Doch für viele der damaligen Opfer, die in den vergangenen Jahren in Gerichtssälen ihren einstigen Peinigern - ob Richter, Staatsanwälte oder Gefängniswärter - gegenübersaßen, wirkten die nach ihrem Empfinden oft milden Urteile oder gar Freisprüche wie ein Schlag ins Gesicht.

"Dieses Urteil ist eine Verhöhnung der Opfer von damals und nimmt ihnen nochmals die Würde", kommentierte Ende August ein Vertreter vom Bürgerbüro Verein zur Aufarbeitung von Folgeschäden der SED-Diktatur einen Urteilsspruch des Potsdamer Landgerichts. Damals waren drei ehemalige DDR-Richter vom Vorwurf der Rechtsbeugung freigesprochen worden. Lediglich ein vierter Angeklagter wurde verurteilt. Doch Schnittcher betont, "den Opfern dieses Unrechts kann man mit den Mitteln des Strafrechts nur vereinzelt gerecht werden". Dies liege schon an der zu hohen Erwartung von Geschädigten. "Das Strafrecht ist ohnehin kein Instrument zur Bewältigung der historischen Vergangenheit", so Schnittcher.

Allein rund 19 300 Fälle zum Verdacht von Rechtsbeugung hat die 1992 gegründete Schwerpunktabteilung für Brandenburg bearbeitet. Der überwiegende Teil endete mangels hinreichenden Tatverdachts mit Einstellung. Von den 34 Angeklagten wurden 20 zu Freiheitsstrafen mit Bewährung verurteilt, elf freigesprochen.

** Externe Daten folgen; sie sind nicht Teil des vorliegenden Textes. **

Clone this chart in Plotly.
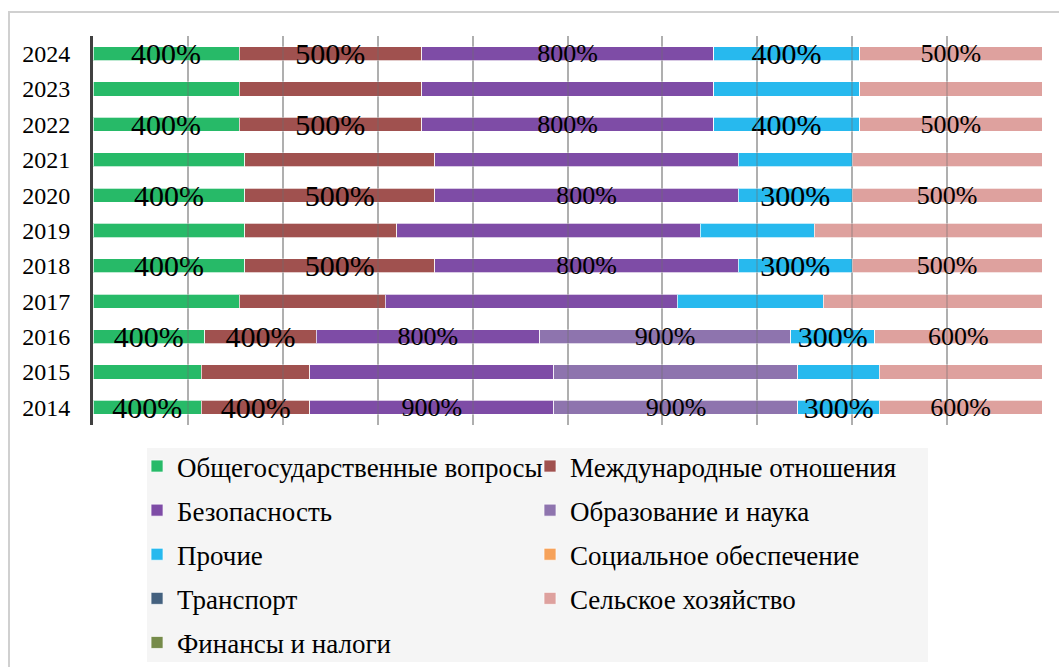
import plotly.graph_objects as go

years = ["2014", "2015", "2016", "2017", "2018", "2019", "2020", "2021", "2022", "2023", "2024"]
labeled_years = ["2014", "2016", "2018", "2020", "2022", "2024"]

series_names = [
    "Общегосударственные вопросы",
    "Международные отношения",
    "Безопасность",
    "Образование и наука",
    "Прочие",
    "Социальное обеспечение",
    "Транспорт",
    "Сельское хозяйство",
    "Финансы и налоги",
]

gen_affairs = [4, 4, 4, 4, 4, 4, 4, 4, 4, 4, 4]
intl_relations = [4, 4, 4, 4, 5, 4, 5, 5, 5, 5, 5]
security = [9, 9, 8, 8, 8, 8, 8, 8, 8, 8, 8]
education = [9, 9, 9, 0, 0, 0, 0, 0, 0, 0, 0]
other = [3, 3, 3, 4, 3, 3, 3, 3, 4, 4, 4]
social = [0, 0, 0, 0, 0, 0, 0, 0, 0, 0, 0]
transport = [0, 0, 0, 0, 0, 0, 0, 0, 0, 0, 0]
agriculture = [6, 6, 6, 6, 5, 6, 5, 5, 5, 5, 5]
finance = [0, 0, 0, 0, 0, 0, 0, 0, 0, 0, 0]

series_values = [gen_affairs, intl_relations, security, education, other,
                 social, transport, agriculture, finance]

colors = ["#27BA68", "#A0514F", "#7E4CA6", "#8E74AE", "#27B9EE",
          "#F6A25A", "#44617F", "#DEA19E", "#768B4A"]
label_sizes = [30, 30, 26, 26, 30, 26, 26, 26, 26]
# legend column for each series (two-column legend, row-major order)
legend_cols = ["legend", "legend2", "legend", "legend2", "legend",
               "legend2", "legend", "legend2", "legend"]

fig = go.Figure()
for name, vals, col, fs, lg in zip(series_names, series_values, colors, label_sizes, legend_cols):
    texts = [f"{v * 100:.0f}%" if (y in labeled_years and v > 0) else "" for y, v in zip(years, vals)]
    fig.add_trace(go.Bar(
        y=years, x=vals, name=name, orientation="h",
        marker=dict(color=col, line=dict(color="rgba(255,255,255,0.7)", width=1)),
        text=texts, textposition="inside", insidetextanchor="middle",
        textangle=0, constraintext="none",
        textfont=dict(family="Liberation Serif", size=fs, color="black"),
        legend=lg, legendgroup=name,
        hoverinfo="skip",
    ))

legend_font = dict(family="Liberation Serif", size=27, color="black")
fig.update_layout(
    width=1059, height=667,
    barmode="stack", barnorm="fraction", bargap=0.6,
    plot_bgcolor="white", paper_bgcolor="white",
    margin=dict(l=93, r=17, t=36, b=242, autoexpand=False),
    font=dict(family="Liberation Serif", color="black"),
    legend=dict(
        orientation="v", traceorder="grouped",
        x=0.0464, y=-0.0437, xanchor="left", yanchor="top",
        bgcolor="rgba(0,0,0,0)", font=legend_font,
        itemwidth=30, tracegroupgap=6,
    ),
    legend2=dict(
        orientation="v", traceorder="grouped",
        x=0.4605, y=-0.0437, xanchor="left", yanchor="top",
        bgcolor="rgba(0,0,0,0)", font=legend_font,
        itemwidth=30, tracegroupgap=6,
    ),
)
fig.update_xaxes(
    range=[0, 1], dtick=0.1, showticklabels=False,
    showgrid=True, gridcolor="#cccccc", gridwidth=2,
    ticks="inside", ticklen=389, tickwidth=2, tickcolor="rgba(110,110,110,0.3)",
    layer="above traces",
    zeroline=False, fixedrange=True,
)
fig.update_yaxes(
    type="category", categoryorder="array", categoryarray=years,
    showline=True, linecolor="#404040", linewidth=3,
    ticks="outside", ticklen=0, ticklabelstandoff=15,
    tickfont=dict(family="Liberation Serif", size=24, color="black"),
    showgrid=False, layer="above traces", fixedrange=True,
)
# outer chart border and legend background
fig.add_shape(type="rect", xref="paper", yref="paper",
              x0=-0.0885, x1=1.2, y0=-1.0, y1=1.0617,
              line=dict(color="#d0d0d0", width=2), fillcolor="rgba(0,0,0,0)", layer="below")
fig.add_shape(type="rect", xref="paper", yref="paper",
              x0=0.0569, x1=0.8799, y0=-0.609, y1=-0.0591,
              line=dict(width=0), fillcolor="#f5f5f5", layer="below")

fig.write_html("out.html", config={"displayModeBar": False},
               post_script="document.body.style.margin='0px';")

Zum Verdacht der Körperverletzung im DDR-Strafvollzug wurden laut Schnittcher etwa 2800 Ermittlungsverfahren geführt. Gegen 19 Personen kam es zur Anklage. Unter anderem wurden zehn Beschuldigte zu Freiheitsstrafen auf Bewährung verurteilt. Wegen des Vorwurfs des Dopings ermittelte die Schwerpunktabteilung gegen 171 Beschuldigte, in drei Fällen ergingen Strafbefehle in Form von Geldstrafen.

Bundesweit in die Schlagzeilen geriet Brandenburg vor allem mit dem Verfahren um die Verfolgung des DDR-Regimekritikers Robert Havemann, dass nach insgesamt fünfjähriger Prozessdauer Mitte August - zumindest vorläufig - mit Freiheitsstrafen von einem Jahr für zwei frühere DDR-Staatsanwälte zu Ende ging.

Nach Angaben von Schnittcher gab es für die Ermittler immer wieder Enttäuschungen. So habe eine bestimmte Kammer eines Landgerichts zehn Anklagen wegen Rechtsbeugung mit teils abwegiger Begründung nicht zugelassen. Diese Entscheidungen konnten erst über das Oberlandesgericht aufgehoben werden - Zeit genug für zwei Ex-DDR-Richter, sich durch Flucht dem Strafverfahren zu entziehen.

Anders als die so genannten mittelschweren Fälle von DDR-Unrecht, wie Rechtsbeugung, Doping und Körperverletzung im Strafvollzug verjähren die Todesschüsse an der innerdeutschen Grenze oder die Verhängung von Todesstrafen noch nicht am 2. Oktober um 24.00 Uhr. Nach Angaben der Schwerpunktabteilung DDR-Unrecht sind noch nicht alle Ermittlungsverfahren abgeschlossen. "Es ist aber nur noch mit wenigen Hauptverhandlungen zu rechnen", sagte Schnittcher. Bislang gab es nach seinen Angaben 41 Ermittlungsverfahren wegen Gewalttaten an der früheren innerdeutschen Grenze.